Problem description
Copy the data that follows, character for character, minus the pictures.

Information provided
"""

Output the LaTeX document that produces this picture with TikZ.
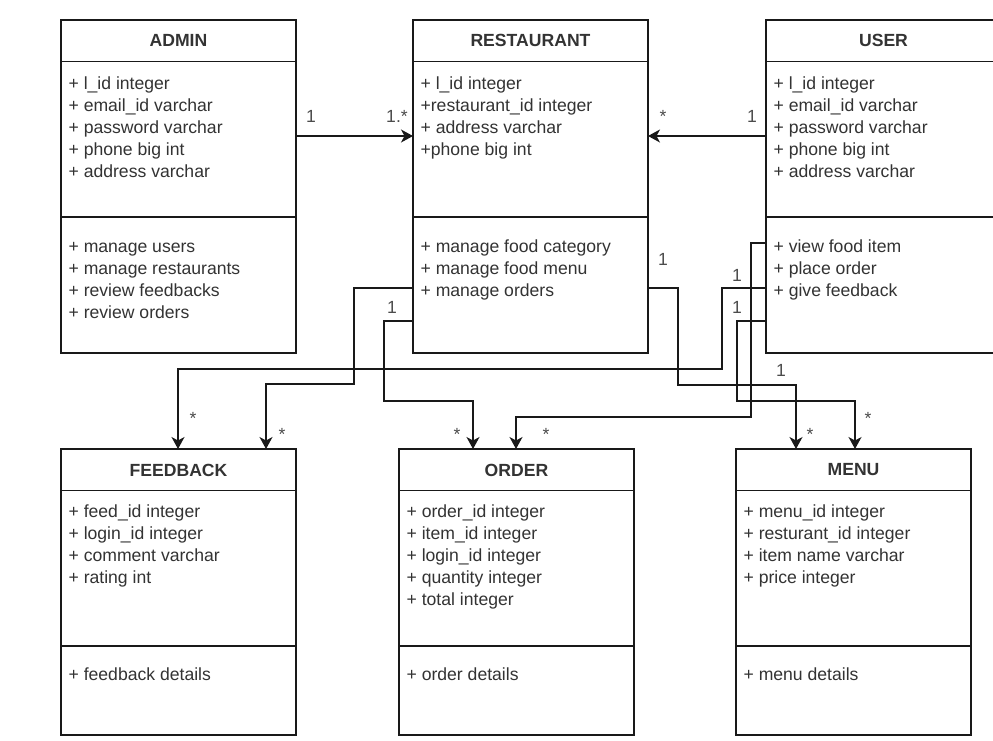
\documentclass[tikz,border=0pt]{standalone}
\usepackage{fontspec}
\setmainfont{Liberation Sans}
\usetikzlibrary{positioning}
\usetikzlibrary{arrows.meta}

\begin{document}
\begin{tikzpicture}[x=1pt,y=-1pt,line width=1.2pt,
	>={Stealth[length=12pt,width=13pt,inset=3.5pt]},
	classbox/.style={draw=black!90, rectangle, anchor=north west, minimum width=235pt, inner sep=0pt, outer sep=0pt},
	classname/.style={font=\fontsize{17.6pt}{22pt}\selectfont\bfseries, text=black!80, inner sep=0pt},
	members/.style={font=\fontsize{17.6pt}{22pt}\selectfont, anchor=north west, align=left, text=black!80, inner sep=0pt},
	mult/.style={font=\fontsize{17.6pt}{22pt}\selectfont, anchor=base, text=black!70, inner sep=0pt},
	conn/.style={->, draw=black!90}]
	\path[use as bounding box, fill=white] (0,0) rectangle (993,740);
	\clip (0,0) rectangle (993,740);

	% top row
	\node (admin) [classbox, minimum height=333pt] at (61,20) {};
	\node (restaurant) [classbox, minimum height=333pt, right=117pt of admin] {};
	\node (user) [classbox, minimum height=333pt, right=118pt of restaurant] {};
	% bottom row
	\node (feedback) [classbox, minimum height=286pt] at (61,449) {};
	\node (order) [classbox, minimum height=286pt, right=103pt of feedback] {};
	\node (menu) [classbox, minimum height=286pt, right=102pt of order] {};

	\foreach \c in {admin,restaurant,user,feedback,order,menu}{
		\draw[black!90] ([yshift=-41.5pt]\c.north west) -- ([yshift=-41.5pt]\c.north east);
		\draw[black!90] ([yshift=-197pt]\c.north west) -- ([yshift=-197pt]\c.north east);
	}

	\node (admint) [classname] at ([yshift=-20.5pt]admin.north) {ADMIN};
	\node (admina) [members] at ([xshift=7pt,yshift=-53.6pt]admin.north west) {\strut + l\_id integer\\+ email\_id varchar\\+ password varchar\\+ phone big int\\+ address varchar};
	\node (adminm) [members] at ([xshift=7pt,yshift=-216.6pt]admin.north west) {\strut + manage users\\+ manage restaurants\\+ review feedbacks\\+ review orders};

	\node (restt) [classname] at ([yshift=-20.5pt]restaurant.north) {RESTAURANT};
	\node (resta) [members] at ([xshift=7pt,yshift=-53.6pt]restaurant.north west) {\strut + l\_id integer\\+restaurant\_id integer\\+ address varchar\\+phone big int};
	\node (restm) [members] at ([xshift=7pt,yshift=-216.6pt]restaurant.north west) {\strut + manage food category\\+ manage food menu\\+ manage orders};

	\node (usert) [classname] at ([yshift=-20.5pt]user.north) {USER};
	\node (usera) [members] at ([xshift=7pt,yshift=-53.6pt]user.north west) {\strut + l\_id integer\\+ email\_id varchar\\+ password varchar\\+ phone big int\\+ address varchar};
	\node (userm) [members] at ([xshift=7pt,yshift=-216.6pt]user.north west) {\strut + view food item\\+ place order\\+ give feedback};

	\node (feedt) [classname] at ([yshift=-21pt]feedback.north) {FEEDBACK};
	\node (feeda) [members] at ([xshift=7pt,yshift=-52.6pt]feedback.north west) {\strut + feed\_id integer\\+ login\_id integer\\+ comment varchar\\+ rating int};
	\node (feedm) [members] at ([xshift=7pt,yshift=-215.6pt]feedback.north west) {\strut + feedback details};

	\node (ordert) [classname] at ([yshift=-21pt]order.north) {ORDER};
	\node (ordera) [members] at ([xshift=7pt,yshift=-52.6pt]order.north west) {\strut + order\_id integer\\+ item\_id integer\\+ login\_id integer\\+ quantity integer\\+ total integer};
	\node (orderm) [members] at ([xshift=7pt,yshift=-215.6pt]order.north west) {\strut + order details};

	\node (menut) [classname] at ([yshift=-21pt]menu.north) {MENU};
	\node (menua) [members] at ([xshift=7pt,yshift=-52.6pt]menu.north west) {\strut + menu\_id integer\\+ resturant\_id integer\\+ item name varchar\\+ price integer};
	\node (menum) [members] at ([xshift=7pt,yshift=-215.6pt]menu.north west) {\strut + menu details};

	% associations
	\draw[conn] (admin.east |- 0,136) -- (restaurant.west |- 0,136);
	\draw[conn] (user.west |- 0,136) -- (restaurant.east |- 0,136);
	\draw[conn] (restaurant.west |- 0,288) -| (354,384) -| (feedback.north -| 266,0);
	\draw[conn] (restaurant.west |- 0,321) -| (384,401) -| (order.north -| 473,0);
	\draw[conn] (restaurant.east |- 0,288) -| (678,385) -| (menu.north -| 796,0);
	\draw[conn] (user.west |- 0,288) -| (722,369) -| (feedback.north -| 178,0);
	\draw[conn] (user.west |- 0,243) -| (751,417) -| (order.north -| 516,0);
	\draw[conn] (user.west |- 0,321) -| (737,401) -| (menu.north -| 855,0);

	% multiplicities
	\node (m1) [mult] at (311,122) {1};
	\node (m2) [mult] at (397,122) {1.*};
	\node (m3) [mult] at (663,122) {*};
	\node (m4) [mult] at (752,122) {1};
	\node (m5) [mult] at (392,313) {1};
	\node (m6) [mult] at (663,265) {1};
	\node (m7) [mult] at (737,281) {1};
	\node (m8) [mult] at (737,313) {1};
	\node (m9) [mult] at (781,376) {1};
	\node (m10) [mult] at (193,424) {*};
	\node (m11) [mult] at (282,440) {*};
	\node (m12) [mult] at (457,440) {*};
	\node (m13) [mult] at (546,440) {*};
	\node (m14) [mult] at (810,440) {*};
	\node (m15) [mult] at (868,424) {*};
\end{tikzpicture}
\end{document}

"""

The answer
Output the LaTeX document that produces this picture with TikZ.
\documentclass[tikz,border=0pt]{standalone}
\usepackage{fontspec}
\setmainfont{Liberation Sans}
\usetikzlibrary{positioning}
\usetikzlibrary{arrows.meta}

\begin{document}
\begin{tikzpicture}[x=1pt,y=-1pt,line width=1.2pt,
	>={Stealth[length=12pt,width=13pt,inset=3.5pt]},
	classbox/.style={draw=black!90, rectangle, anchor=north west, minimum width=235pt, inner sep=0pt, outer sep=0pt},
	classname/.style={font=\fontsize{17.6pt}{22pt}\selectfont\bfseries, text=black!80, inner sep=0pt},
	members/.style={font=\fontsize{17.6pt}{22pt}\selectfont, anchor=north west, align=left, text=black!80, inner sep=0pt},
	mult/.style={font=\fontsize{17.6pt}{22pt}\selectfont, anchor=base, text=black!70, inner sep=0pt},
	conn/.style={->, draw=black!90}]
	\path[use as bounding box, fill=white] (0,0) rectangle (993,740);
	\clip (0,0) rectangle (993,740);

	% top row
	\node (admin) [classbox, minimum height=333pt] at (61,20) {};
	\node (restaurant) [classbox, minimum height=333pt, right=117pt of admin] {};
	\node (user) [classbox, minimum height=333pt, right=118pt of restaurant] {};
	% bottom row
	\node (feedback) [classbox, minimum height=286pt] at (61,449) {};
	\node (order) [classbox, minimum height=286pt, right=103pt of feedback] {};
	\node (menu) [classbox, minimum height=286pt, right=102pt of order] {};

	\foreach \c in {admin,restaurant,user,feedback,order,menu}{
		\draw[black!90] ([yshift=-41.5pt]\c.north west) -- ([yshift=-41.5pt]\c.north east);
		\draw[black!90] ([yshift=-197pt]\c.north west) -- ([yshift=-197pt]\c.north east);
	}

	\node (admint) [classname] at ([yshift=-20.5pt]admin.north) {ADMIN};
	\node (admina) [members] at ([xshift=7pt,yshift=-53.6pt]admin.north west) {\strut + l\_id integer\\+ email\_id varchar\\+ password varchar\\+ phone big int\\+ address varchar};
	\node (adminm) [members] at ([xshift=7pt,yshift=-216.6pt]admin.north west) {\strut + manage users\\+ manage restaurants\\+ review feedbacks\\+ review orders};

	\node (restt) [classname] at ([yshift=-20.5pt]restaurant.north) {RESTAURANT};
	\node (resta) [members] at ([xshift=7pt,yshift=-53.6pt]restaurant.north west) {\strut + l\_id integer\\+restaurant\_id integer\\+ address varchar\\+phone big int};
	\node (restm) [members] at ([xshift=7pt,yshift=-216.6pt]restaurant.north west) {\strut + manage food category\\+ manage food menu\\+ manage orders};

	\node (usert) [classname] at ([yshift=-20.5pt]user.north) {USER};
	\node (usera) [members] at ([xshift=7pt,yshift=-53.6pt]user.north west) {\strut + l\_id integer\\+ email\_id varchar\\+ password varchar\\+ phone big int\\+ address varchar};
	\node (userm) [members] at ([xshift=7pt,yshift=-216.6pt]user.north west) {\strut + view food item\\+ place order\\+ give feedback};

	\node (feedt) [classname] at ([yshift=-21pt]feedback.north) {FEEDBACK};
	\node (feeda) [members] at ([xshift=7pt,yshift=-52.6pt]feedback.north west) {\strut + feed\_id integer\\+ login\_id integer\\+ comment varchar\\+ rating int};
	\node (feedm) [members] at ([xshift=7pt,yshift=-215.6pt]feedback.north west) {\strut + feedback details};

	\node (ordert) [classname] at ([yshift=-21pt]order.north) {ORDER};
	\node (ordera) [members] at ([xshift=7pt,yshift=-52.6pt]order.north west) {\strut + order\_id integer\\+ item\_id integer\\+ login\_id integer\\+ quantity integer\\+ total integer};
	\node (orderm) [members] at ([xshift=7pt,yshift=-215.6pt]order.north west) {\strut + order details};

	\node (menut) [classname] at ([yshift=-21pt]menu.north) {MENU};
	\node (menua) [members] at ([xshift=7pt,yshift=-52.6pt]menu.north west) {\strut + menu\_id integer\\+ resturant\_id integer\\+ item name varchar\\+ price integer};
	\node (menum) [members] at ([xshift=7pt,yshift=-215.6pt]menu.north west) {\strut + menu details};

	% associations
	\draw[conn] (admin.east |- 0,136) -- (restaurant.west |- 0,136);
	\draw[conn] (user.west |- 0,136) -- (restaurant.east |- 0,136);
	\draw[conn] (restaurant.west |- 0,288) -| (354,384) -| (feedback.north -| 266,0);
	\draw[conn] (restaurant.west |- 0,321) -| (384,401) -| (order.north -| 473,0);
	\draw[conn] (restaurant.east |- 0,288) -| (678,385) -| (menu.north -| 796,0);
	\draw[conn] (user.west |- 0,288) -| (722,369) -| (feedback.north -| 178,0);
	\draw[conn] (user.west |- 0,243) -| (751,417) -| (order.north -| 516,0);
	\draw[conn] (user.west |- 0,321) -| (737,401) -| (menu.north -| 855,0);

	% multiplicities
	\node (m1) [mult] at (311,122) {1};
	\node (m2) [mult] at (397,122) {1.*};
	\node (m3) [mult] at (663,122) {*};
	\node (m4) [mult] at (752,122) {1};
	\node (m5) [mult] at (392,313) {1};
	\node (m6) [mult] at (663,265) {1};
	\node (m7) [mult] at (737,281) {1};
	\node (m8) [mult] at (737,313) {1};
	\node (m9) [mult] at (781,376) {1};
	\node (m10) [mult] at (193,424) {*};
	\node (m11) [mult] at (282,440) {*};
	\node (m12) [mult] at (457,440) {*};
	\node (m13) [mult] at (546,440) {*};
	\node (m14) [mult] at (810,440) {*};
	\node (m15) [mult] at (868,424) {*};
\end{tikzpicture}
\end{document}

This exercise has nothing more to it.